V E Day
The boring days dragged on:
· Gas and service the planes after each flight.
· Keep a chute handy.
· Fly the rear cockpit when it is empty.
· Pull checks at the end of each day.
· Get your liberty card and catch a bus to Memphis.
· Get drunk.
· Get .......
A sailor's life was a tough life.
When Victory in Europe announcement came over the speakers, the cheering could be heard in Memphis fifteen miles away. I had just come from the flight line to shower and catch the bus.
The gang was partying. The barracks noise level was high high.

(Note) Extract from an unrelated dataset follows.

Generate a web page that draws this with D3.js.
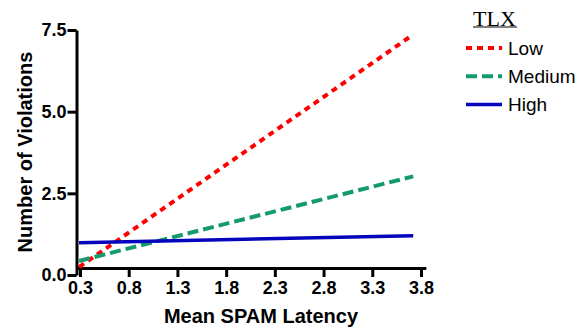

A lad just back from the Mermensk, Russia Run had a bottle of Vodka 120 proof.
"Hey, Coog", someone called, "try this."
That Vodka was as smooth as velvet, but the fire it created in the stomach was an experience. I showered, was into my blues and headed for the door.
"Hey, Coog, one more."
I don't know why there were two busses waiting at the gate when there was ordinarily just one. I was confused, but I must have staggered into the right one because I found myself in Memphis.
"What happened to you", asked Gerry?"
The busses, by the way, were tractor/trailers. The trailers were plywood boxes without windows. One dim overhead light allowed you to realize you were not alone. They were owned by Ed. Crump the political boss of Tennessee. He was not giving sailors a free ride. In Memphis, every damn park and firehouse was named after him. I wouldn't be surprised if he and the crooked CO in Millington didn't split the profits on those illegal raincoats.